Para ganhar o coração e a credibilidade de uma ovelha, leva-se muito tempo. Porém, para perder a confiança e criar frustração e desapontamento, basta um segundo – seja a falta de uma visita no momento mais difícil ou a ausência de uma palavra de decisão em um momento de conflito.

Durante mais de dez anos, fiz um levantamento de dados entre colegas de púlpito de uma grande denominação em nível nacional. Os resultados, em alguns itens, chegam a ser assustadores. Treze por cento dos pastores, por exemplo, dizem que as atividades eclesiásticas empobreceram sua vida familiar; 65% admitem-se incapazes para o exercício do ministério; e 30 por cento dos pastores que ouvi dizem que, se pudessem voltar atrás, mudariam muita coisa em sua vida e ministério.

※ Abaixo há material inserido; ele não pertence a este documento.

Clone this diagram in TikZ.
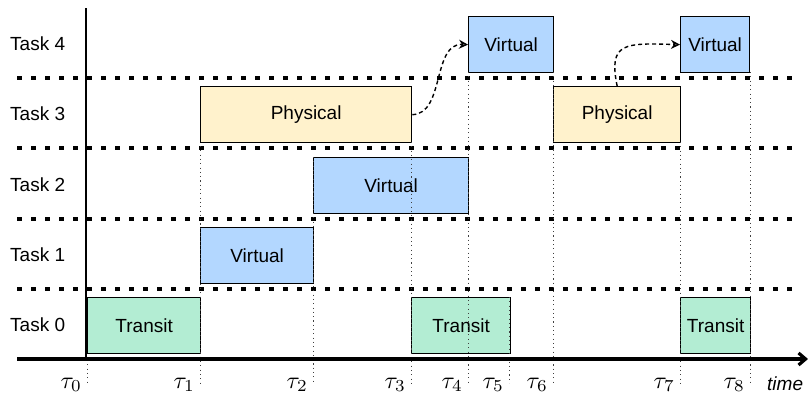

Há mais. Cerca de 30% dos pastores não têm desenvolvido uma perspectiva de vida para daqui a cinco anos; e 75% dizem que não têm disciplina no uso do tempo. Sete em cada dez deles não estão contentes com o tempo que investem na vida devocional e 75% não têm culto doméstico regularmente em seu lar (dez anos antes, o índice era 64%). Não é difícil concluir que algo vai mal. Um retrato com este cenário nos oferece algumas indicações. Em primeiro lugar, o senso de empobrecimento numa atividade de trabalho pode indicar a perda de sentido em objetivos da vida, de modo que o empenho e criatividade fiquem prejudicados. Isso cria um círculo vicioso com graves consequências futuras.

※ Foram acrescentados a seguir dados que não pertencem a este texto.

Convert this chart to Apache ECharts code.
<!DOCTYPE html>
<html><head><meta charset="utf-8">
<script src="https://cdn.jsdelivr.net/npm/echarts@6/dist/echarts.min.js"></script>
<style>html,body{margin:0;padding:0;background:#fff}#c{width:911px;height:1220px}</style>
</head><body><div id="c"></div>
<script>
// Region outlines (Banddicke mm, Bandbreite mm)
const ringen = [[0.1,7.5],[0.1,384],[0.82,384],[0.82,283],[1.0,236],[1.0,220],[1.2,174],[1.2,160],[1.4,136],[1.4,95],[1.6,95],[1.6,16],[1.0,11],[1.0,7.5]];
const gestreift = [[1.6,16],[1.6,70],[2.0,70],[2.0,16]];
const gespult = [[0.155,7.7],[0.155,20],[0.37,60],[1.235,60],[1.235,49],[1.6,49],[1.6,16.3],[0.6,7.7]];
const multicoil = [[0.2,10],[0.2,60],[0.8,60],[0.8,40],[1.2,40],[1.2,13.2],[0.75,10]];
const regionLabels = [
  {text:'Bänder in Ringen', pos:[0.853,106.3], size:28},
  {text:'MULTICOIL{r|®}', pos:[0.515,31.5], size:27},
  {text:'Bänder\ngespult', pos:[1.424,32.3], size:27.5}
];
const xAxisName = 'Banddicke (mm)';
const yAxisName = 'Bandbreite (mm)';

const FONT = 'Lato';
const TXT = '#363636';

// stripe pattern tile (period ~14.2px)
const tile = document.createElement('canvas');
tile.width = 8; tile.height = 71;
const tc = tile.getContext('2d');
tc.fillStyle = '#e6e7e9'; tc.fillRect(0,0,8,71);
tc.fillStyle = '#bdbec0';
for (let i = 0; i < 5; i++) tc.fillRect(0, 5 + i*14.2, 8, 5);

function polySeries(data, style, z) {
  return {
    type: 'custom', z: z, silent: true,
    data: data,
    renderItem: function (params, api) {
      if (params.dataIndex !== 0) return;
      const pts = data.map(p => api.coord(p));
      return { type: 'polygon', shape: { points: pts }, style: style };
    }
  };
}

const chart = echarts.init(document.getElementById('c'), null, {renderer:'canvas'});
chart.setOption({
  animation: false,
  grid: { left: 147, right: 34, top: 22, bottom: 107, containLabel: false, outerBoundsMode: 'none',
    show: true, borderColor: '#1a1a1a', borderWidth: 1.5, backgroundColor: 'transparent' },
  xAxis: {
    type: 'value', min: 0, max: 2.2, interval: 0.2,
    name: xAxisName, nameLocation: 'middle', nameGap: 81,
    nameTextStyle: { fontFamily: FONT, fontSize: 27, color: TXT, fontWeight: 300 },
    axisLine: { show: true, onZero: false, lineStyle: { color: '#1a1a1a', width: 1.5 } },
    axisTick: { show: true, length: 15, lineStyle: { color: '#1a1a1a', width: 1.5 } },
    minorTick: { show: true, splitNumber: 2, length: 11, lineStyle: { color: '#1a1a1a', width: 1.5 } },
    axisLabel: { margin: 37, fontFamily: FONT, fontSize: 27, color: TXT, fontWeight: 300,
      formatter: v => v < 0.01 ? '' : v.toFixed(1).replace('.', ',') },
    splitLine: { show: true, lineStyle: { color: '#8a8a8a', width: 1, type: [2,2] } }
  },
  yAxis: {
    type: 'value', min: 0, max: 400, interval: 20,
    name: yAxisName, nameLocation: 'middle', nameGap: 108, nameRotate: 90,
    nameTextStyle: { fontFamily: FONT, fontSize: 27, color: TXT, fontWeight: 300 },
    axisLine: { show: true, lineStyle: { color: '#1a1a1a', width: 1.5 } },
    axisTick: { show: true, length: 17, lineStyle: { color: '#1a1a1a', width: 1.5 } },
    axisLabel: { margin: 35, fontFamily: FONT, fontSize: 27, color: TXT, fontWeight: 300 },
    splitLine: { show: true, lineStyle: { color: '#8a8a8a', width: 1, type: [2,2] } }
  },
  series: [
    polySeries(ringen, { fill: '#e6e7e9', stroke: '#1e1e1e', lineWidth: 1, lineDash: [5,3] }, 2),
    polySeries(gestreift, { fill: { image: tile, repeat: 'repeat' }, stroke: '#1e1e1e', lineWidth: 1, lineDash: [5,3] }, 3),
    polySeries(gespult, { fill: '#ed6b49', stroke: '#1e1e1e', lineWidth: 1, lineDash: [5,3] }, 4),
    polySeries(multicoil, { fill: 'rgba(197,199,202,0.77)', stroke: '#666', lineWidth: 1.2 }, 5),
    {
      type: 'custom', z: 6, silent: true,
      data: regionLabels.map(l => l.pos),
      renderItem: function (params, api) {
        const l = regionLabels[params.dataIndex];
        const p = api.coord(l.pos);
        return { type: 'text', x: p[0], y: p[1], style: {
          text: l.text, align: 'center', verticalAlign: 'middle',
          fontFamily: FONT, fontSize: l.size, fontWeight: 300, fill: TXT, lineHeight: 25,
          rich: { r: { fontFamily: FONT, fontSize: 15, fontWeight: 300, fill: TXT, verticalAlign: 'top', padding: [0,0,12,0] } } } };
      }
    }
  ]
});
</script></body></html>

Por outro lado, o investimento na vida devocional e a autodisciplina na natureza de trabalho pastoral são fundamentais. Para falar de Deus, é necessário falar com Deus em primeiro lugar. Então, como desenvolver o ministério da pregação, do ensino, do aconselhamento – naturais na atividade pastoral – sem, contudo ter dedicada vida devocional? A indicação de 70% neste item é preocupante, pois reflete diretamente nas atividades nobres do pastoreio.

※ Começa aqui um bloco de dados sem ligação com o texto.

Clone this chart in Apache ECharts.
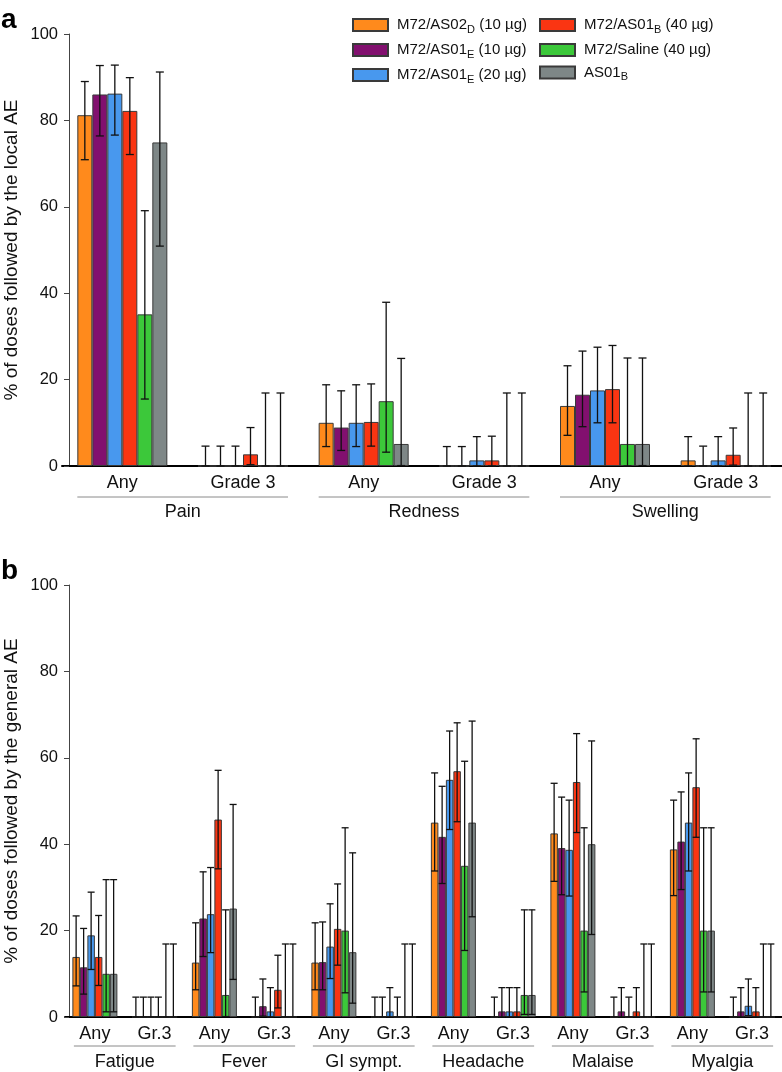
<!DOCTYPE html>
<html>
<head>
    <meta charset="utf-8" />
    <script src="https://cdn.jsdelivr.net/npm/echarts@6/dist/echarts.min.js"></script>
    <style>
        body { margin: 0; background: #fff; }
    </style>
</head>
<body>
<div id="main" style="width: 782px;height:1072px;"></div>

<script>
    // series (same order for both panels)
    const seriesNames = ['M72/AS02D (10 µg)', 'M72/AS01E (10 µg)', 'M72/AS01E (20 µg)',
        'M72/AS01B (40 µg)', 'M72/Saline (40 µg)', 'AS01B'];
    const seriesColors = ['#ff8a1c', '#82106f', '#4898ee', '#fa3512', '#3cc83a', '#7e8787'];

    // panel a : local AE
    const localCats = ['Pain|Any', 'Pain|Grade 3', 'Redness|Any', 'Redness|Grade 3', 'Swelling|Any', 'Swelling|Grade 3'];
    const localGroups = ['Pain', 'Redness', 'Swelling'];
    const localMean = [
        [81.2, 0, 10.0, 0, 13.9, 1.3],
        [86.0, 0, 8.9, 0, 16.5, 0],
        [86.2, 0, 10.0, 1.3, 17.5, 1.3],
        [82.2, 2.7, 10.2, 1.3, 17.8, 2.6],
        [35.1, 0, 15.0, 0, 5.1, 0],
        [74.9, 0, 5.1, 0, 5.1, 0]
    ];
    const localLow = [
        [70.9, 0, 4.5, 0, 7.1, 0],
        [76.4, 0, 3.6, 0, 9.1, 0],
        [76.6, 0, 4.5, 0, 10.0, 0],
        [72.1, 0.3, 4.6, 0, 10.0, 0.2],
        [15.5, 0, 3.2, 0, 0, 0],
        [50.9, 0, 0.1, 0, 0.1, 0]
    ];
    const localHigh = [
        [89.0, 4.6, 18.8, 4.5, 23.2, 6.8],
        [92.7, 4.6, 17.4, 4.5, 26.6, 4.6],
        [92.8, 4.6, 18.8, 6.8, 27.5, 6.8],
        [89.9, 8.9, 19.0, 6.9, 27.9, 8.8],
        [59.1, 16.9, 37.9, 16.9, 25.0, 16.9],
        [91.2, 16.9, 24.9, 16.9, 25.0, 16.9]
    ];

    // panel b : general AE
    const generalCats = ['Fatigue|Any', 'Fatigue|Gr.3', 'Fever|Any', 'Fever|Gr.3', 'GI sympt.|Any', 'GI sympt.|Gr.3',
        'Headache|Any', 'Headache|Gr.3', 'Malaise|Any', 'Malaise|Gr.3', 'Myalgia|Any', 'Myalgia|Gr.3'];
    const generalGroups = ['Fatigue', 'Fever', 'GI sympt.', 'Headache', 'Malaise', 'Myalgia'];
    const generalMean = [
        [13.9, 0, 12.6, 0, 12.6, 0, 45.0, 0, 42.5, 0, 38.8, 0],
        [11.5, 0, 22.8, 2.5, 12.7, 0, 41.7, 1.3, 39.1, 1.3, 40.6, 1.3],
        [18.9, 0, 23.8, 1.3, 16.3, 1.3, 54.9, 1.3, 38.7, 0, 45.0, 2.6],
        [13.9, 0, 45.7, 6.3, 20.4, 0, 56.9, 1.3, 54.4, 1.3, 53.2, 1.3],
        [10.0, 0, 5.1, 0, 20.0, 0, 35.0, 5.1, 20.0, 0, 20.0, 0],
        [10.0, 0, 25.1, 0, 15.0, 0, 45.0, 5.1, 40.0, 0, 20.0, 0]
    ];
    const generalLow = [
        [7.2, 0, 6.3, 0, 6.3, 0, 33.8, 0, 31.4, 0, 28.1, 0],
        [5.3, 0, 14.0, 0.2, 6.3, 0, 30.9, 0, 28.3, 0, 29.5, 0],
        [11.0, 0, 14.9, 0, 8.9, 0, 43.4, 0, 28.0, 0, 33.8, 0.3],
        [7.3, 0, 34.3, 2.1, 12.0, 0, 45.2, 0, 42.7, 0, 41.6, 0],
        [1.2, 0, 0.1, 0, 5.6, 0, 15.4, 0.6, 5.8, 0, 5.8, 0],
        [1.2, 0, 8.7, 0, 3.2, 0, 23.2, 0.6, 19.1, 0, 5.8, 0]
    ];
    const generalHigh = [
        [23.4, 4.6, 21.8, 4.6, 21.8, 4.6, 56.5, 4.6, 54.1, 4.6, 50.2, 4.6],
        [20.5, 4.6, 33.6, 8.8, 22.0, 4.6, 53.4, 6.8, 50.9, 6.8, 52.1, 6.8],
        [28.9, 4.6, 34.6, 6.8, 26.2, 6.8, 66.2, 6.8, 50.2, 4.6, 56.5, 8.8],
        [23.5, 4.6, 57.1, 14.3, 30.8, 4.6, 68.1, 6.8, 65.6, 6.8, 64.4, 6.8],
        [31.8, 16.9, 24.8, 16.9, 43.8, 16.9, 59.2, 24.8, 43.8, 16.9, 43.8, 16.9],
        [31.8, 16.9, 49.2, 16.9, 38.0, 16.9, 68.5, 24.8, 63.9, 16.9, 43.8, 16.9]
    ];

    const FONT = 'Liberation Sans, Arial, Helvetica, sans-serif';
    var myChart = echarts.init(document.getElementById('main'));

    function errData(low, high) {
        var out = [];
        for (var s = 0; s < low.length; s++) {
            for (var c = 0; c < low[s].length; c++) {
                out.push([c, s, low[s][c], high[s][c]]);
            }
        }
        return out;
    }

    function errRender(bw, cap) {
        return function (params, api) {
            var c = api.value(0), s = api.value(1);
            var lo = api.coord([c, api.value(2)]);
            var hi = api.coord([c, api.value(3)]);
            var x = lo[0] + (s - 2.5) * bw;
            var style = { stroke: '#111', lineWidth: 1.3 };
            return {
                type: 'group',
                children: [
                    { type: 'line', shape: { x1: x, y1: lo[1], x2: x, y2: hi[1] }, style: style },
                    { type: 'line', shape: { x1: x - cap / 2, y1: hi[1], x2: x + cap / 2, y2: hi[1] }, style: style },
                    { type: 'line', shape: { x1: x - cap / 2, y1: lo[1], x2: x + cap / 2, y2: lo[1] }, style: style }
                ]
            };
        };
    }

    // group names under the tick labels, with a grey line over each pair
    function groupRender(groups, half, lineDy, textDy) {
        return function (params, api) {
            var k = api.value(0);
            var p1 = api.coord([k, 0]);
            var p2 = api.coord([k + 1, 0]);
            var y0 = p1[1];
            return {
                type: 'group',
                children: [
                    { type: 'line', shape: { x1: p1[0] - half, y1: y0 + lineDy, x2: p2[0] + half, y2: y0 + lineDy },
                      style: { stroke: '#8a8a8a', lineWidth: 1 } },
                    { type: 'text', style: { text: groups[k / 2], x: (p1[0] + p2[0]) / 2, y: y0 + textDy,
                      align: 'center', verticalAlign: 'middle', fontSize: 18, fontFamily: FONT, fill: '#111' } }
                ]
            };
        };
    }

    function barSeries(means, axis, bw) {
        return means.map(function (vals, s) {
            return {
                name: seriesNames[s],
                type: 'bar',
                xAxisIndex: axis,
                yAxisIndex: axis,
                barWidth: bw,
                barGap: '0%',
                data: vals,
                itemStyle: { color: seriesColors[s], borderColor: '#3a3a3a', borderWidth: 1 }
            };
        });
    }

    function xAxisOpt(cats, grid) {
        return {
            type: 'category',
            gridIndex: grid,
            data: cats,
            axisLine: { lineStyle: { color: '#000', width: 2 } },
            axisTick: { show: false },
            axisLabel: {
                interval: 0, fontSize: 18, color: '#111', margin: 8,
                formatter: function (v) { return v.split('|')[1]; }
            }
        };
    }

    function yAxisOpt(grid, off, name) {
        return {
            type: 'value',
            gridIndex: grid,
            min: 0, max: 100, interval: 20,
            offset: off,
            name: name,
            nameLocation: 'middle',
            nameGap: 48,
            nameMoveOverlap: false,
            nameTextStyle: { fontSize: 19, color: '#111' },
            axisLine: { show: true, lineStyle: { color: '#444', width: 1 } },
            axisTick: { show: true, length: 5, lineStyle: { color: '#444' } },
            axisLabel: { fontSize: 16.5, color: '#111', margin: 11 },
            splitLine: { show: false }
        };
    }

    function legendOpt(names, left) {
        return {
            data: names,
            orient: 'vertical',
            left: left, top: 17.5,
            padding: 0,
            icon: 'rect',
            itemWidth: 35, itemHeight: 12,
            itemGap: 7.5,
            formatter: function (n) {
                return ('{m|' + n.replace(/(AS0\d)([A-Z])/, '$1}{s|$2}{m|') + '}').replace('{m|}', '');
            },
            textStyle: {
                padding: [0, 0, 0, 4],
                rich: {
                    m: { fontSize: 15, lineHeight: 20, color: '#111', fontFamily: FONT },
                    s: { fontSize: 11, lineHeight: 11, verticalAlign: 'bottom', color: '#111', fontFamily: FONT }
                }
            }
        };
    }

    var option = {
        animation: false,
        textStyle: { fontFamily: FONT },
        title: [
            { text: 'a', left: 1, top: 6, padding: 0, textStyle: { fontSize: 28, fontWeight: 'bold', color: '#000' } },
            { text: 'b', left: 1, top: 557, padding: 0, textStyle: { fontSize: 28, fontWeight: 'bold', color: '#000' } }
        ],
        legend: [legendOpt(seriesNames.slice(0, 3), 352), legendOpt(seriesNames.slice(3), 539)],
        grid: [
            { left: 62, width: 724, top: 34, height: 432, outerBoundsMode: 'none' },
            { left: 65, width: 717, top: 585, height: 432, outerBoundsMode: 'none' }
        ],
        xAxis: [xAxisOpt(localCats, 0), xAxisOpt(generalCats, 1)],
        yAxis: [
            yAxisOpt(0, -7, '% of doses followed by the local AE'),
            yAxisOpt(1, -4, '% of doses followed by the general AE')
        ],
        series: [].concat(
            barSeries(localMean, 0, 15),
            barSeries(generalMean, 1, 7.5),
            [{
                type: 'custom', xAxisIndex: 0, yAxisIndex: 0, z: 3, clip: false,
                renderItem: errRender(15, 8),
                encode: { x: 0, y: [2, 3] },
                data: errData(localLow, localHigh)
            }, {
                type: 'custom', xAxisIndex: 1, yAxisIndex: 1, z: 3, clip: false,
                renderItem: errRender(7.5, 7),
                encode: { x: 0, y: [2, 3] },
                data: errData(generalLow, generalHigh)
            }, {
                type: 'custom', xAxisIndex: 0, yAxisIndex: 0, clip: false, silent: true,
                renderItem: groupRender(localGroups, 45, 31, 46),
                encode: { x: 0, y: 1 },
                data: localGroups.map(function (g, k) { return [2 * k, 0]; })
            }, {
                type: 'custom', xAxisIndex: 1, yAxisIndex: 1, clip: false, silent: true,
                renderItem: groupRender(generalGroups, 21, 29, 45),
                encode: { x: 0, y: 1 },
                data: generalGroups.map(function (g, k) { return [2 * k, 0]; })
            }]
        )
    };

    myChart.setOption(option);
</script>
</body>
</html>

Sem púlpito, atuação no aconselhamento e ensino enriquecidos, como alimentar o povo? O que estariam fazendo estes colegas no ministério, se não dedicam tempo para falar com Deus? Estariam tão ocupados com os afazeres pragmáticos da igreja? Isso, sem falar na autodisciplina que indica carência na gestão do tempo. Tudo isso junto acarreta muita frustração e tédio. Ao fim de cada dia, o indivíduo se sente frustrado e inútil, com elevado senso de culpa.

Desajustes

Paulo, em suas epístolas, adverte a Tito e Timóteo de que quem não cuida de sua casa, não deve cuidar do rebanho de Deus. Ora, se a maioria dos pastores pesquisados parece desajustada em sua vida familiar, o que se pode esperar deles? A tristeza na vida de filhos e esposas de pastores já tem sido notada por diversos líderes mais experientes. Minha mulher, que é psicóloga, tem trabalhado com esposas de pastores e notado a decepção que muitas delas nutrem em relação ao ministério, à igreja e até com o próprio marido pastor. Isso, ainda sem contar com os desastres emocionais que a cada dia aumentam na vida de muitos pastores, com envolvimentos fora do casamento ou, simplesmente, matrimônios frustrados.

O problema é que, ao longo do tempo, foi se formando a imagem de que o “homem de Deus” é alguém sobrenatural, com capacitação gigantesca, portador de dons e talentos espetaculares, inquestionável autoridade e elevado nível de resistência às pressões, asperezas, obstáculos e intempéries da vida e ministério. Contudo, o tempo também foi provando que este imaginário não era compatível com a natureza de qualquer ser humano – afinal, pastor não é como Jesus, que tinha a natureza humana e divina. Somos, os pastores, como qualquer ser humano na face da terra: imperfeitos, limitados, pecadores.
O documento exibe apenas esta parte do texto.